At Wellesley, the methods in certain departments have gained a
deservedly high reputation.

The Department of Art, under Professor Alice V.V. Brown, formerly
of the Slater Museum of Norwich, Connecticut, is doing a work in
the proper interpretation and history of art as unique as it is
valuable. The laboratory method is used, and all students are
required to recognize and indicate the characteristic qualities
and attributes of the great masters and the different schools of
paintings by sketching from photographs of the pictures studied.
These five and ten minute sketches by young girls, the majority of
whom have had no training in drawing, are remarkable for the
vivacity and accuracy with which they reproduce the salient
features of the great paintings. The students are of course given
the latest results of the modern school of art criticism.
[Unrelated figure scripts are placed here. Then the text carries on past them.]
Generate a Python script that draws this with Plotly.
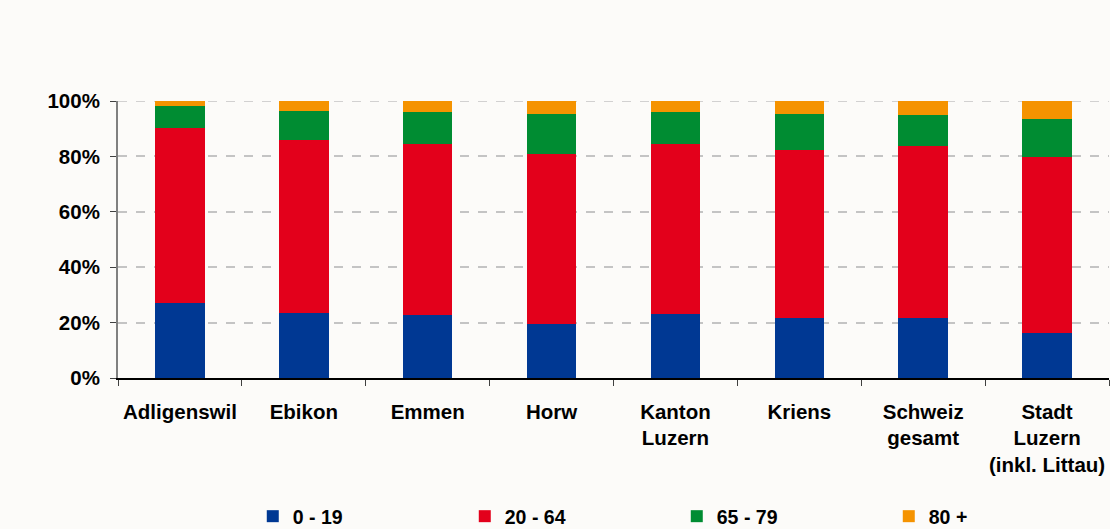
import plotly.graph_objects as go

categories = ["Adligenswil", "Ebikon", "Emmen", "Horw", "Kanton<br>Luzern",
              "Kriens", "Schweiz<br>gesamt", "Stadt<br>Luzern<br>(inkl. Littau)"]
age_0_19 = [27.2, 23.5, 22.7, 19.6, 23.2, 21.8, 21.8, 16.2]
age_20_64 = [63.2, 62.5, 61.9, 61.4, 61.4, 60.6, 62.1, 63.6]
age_65_79 = [7.9, 10.5, 11.4, 14.3, 11.4, 12.9, 11.0, 13.7]
age_80_plus = [1.7, 3.5, 4.0, 4.7, 4.0, 4.7, 5.1, 6.5]
series_names = ["0 - 19", "20 - 64", "65 - 79", "80 +"]
colors = ["#003893", "#E3001B", "#008C32", "#F59300"]
y_ticks = [0, 20, 40, 60, 80, 100]
y_tick_labels = ["0%", "20%", "40%", "60%", "80%", "100%"]

fig = go.Figure()
for name, vals, col in zip(series_names, [age_0_19, age_20_64, age_65_79, age_80_plus], colors):
    fig.add_trace(go.Bar(x=categories, y=vals, name=name, marker=dict(color=col, line=dict(width=0))))

font_family = "Liberation Sans, Arial, sans-serif"
fig.add_hline(y=100, line=dict(color="#C4C4C4", width=1.5, dash="dash"), layer="below")
fig.update_layout(
    barmode="stack",
    bargap=0.6,
    width=1110, height=529,
    margin=dict(l=118, r=1, t=101, b=151, autoexpand=False),
    paper_bgcolor="#FCFBF9",
    plot_bgcolor="#FCFBF9",
    font=dict(family=font_family, size=20, color="#000000"),
    showlegend=True,
    legend=dict(orientation="h", x=0.136, xanchor="left", y=-0.5, yanchor="middle",
                entrywidth=167, entrywidthmode="pixels", traceorder="normal",
                font=dict(family=font_family, size=19.5, color="#000000", weight="bold"),
                bgcolor="rgba(0,0,0,0)"),
)
fig.update_yaxes(range=[0, 100], tickvals=y_ticks, ticktext=y_tick_labels, automargin=False,
                 showline=True, linecolor="#808080", linewidth=2,
                 ticks="outside", ticklen=6, tickcolor="#404040", tickwidth=1,
                 showgrid=True, gridcolor="#C4C4C4", griddash="dash", gridwidth=1.5,
                 zeroline=False, ticklabelstandoff=6,
                 tickfont=dict(family=font_family, size=20.5, weight="bold"))
fig.update_xaxes(showline=True, linecolor="#000000", linewidth=2, tickangle=0, automargin=False,
                 ticks="outside", tickson="boundaries", ticklen=6, tickcolor="#404040", tickwidth=1,
                 showgrid=False, ticklabelstandoff=14,
                 tickfont=dict(family=font_family, size=20.5, weight="bold"))
fig.write_html("out.html", config={"displayModeBar": False},
               post_script="document.body.style.margin='0';")
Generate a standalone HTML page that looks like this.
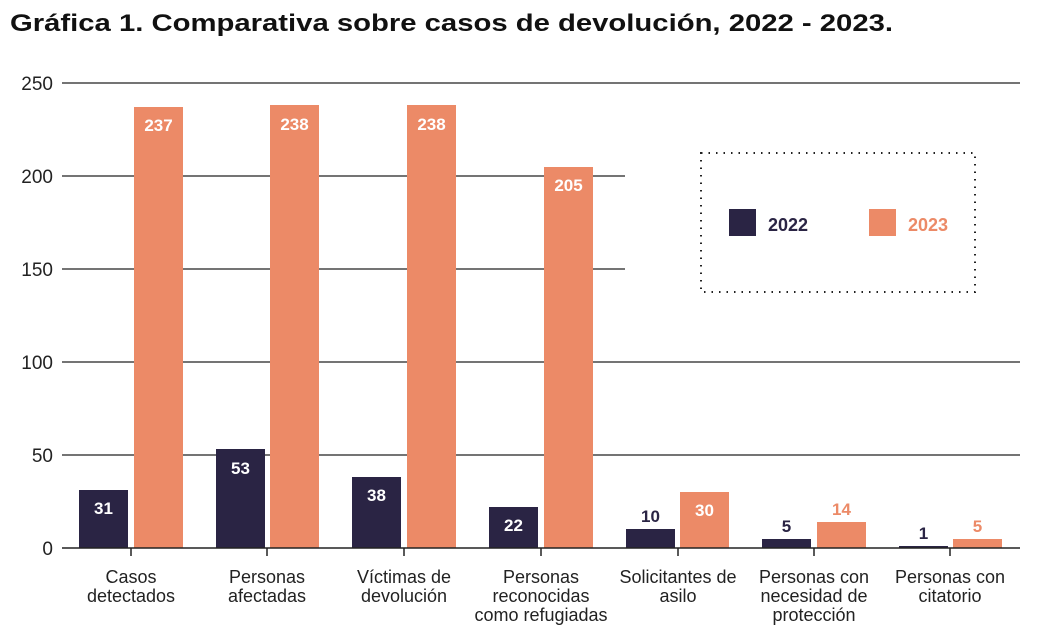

In
addition to the work with undergraduates, the department offers
courses to graduate students who wish to prepare themselves for
curatorships, or lectureships in art museums, and Wellesley women
occupy positions of trust in the Metropolitan Museum in New York,
in the Boston Art Museum, in museums in Chicago, Worcester, and
elsewhere. The "Short History of Italian Painting" by Professor
Brown and Mr. William Rankin is a standard authority.

The Department of Music, working quite independently of the
Department of Art, has also adapted laboratory methods to its own
ends with unusual results. Under Professor Hamilton C. Macdougall,
the head of the department, and Associate Professor Clarence G.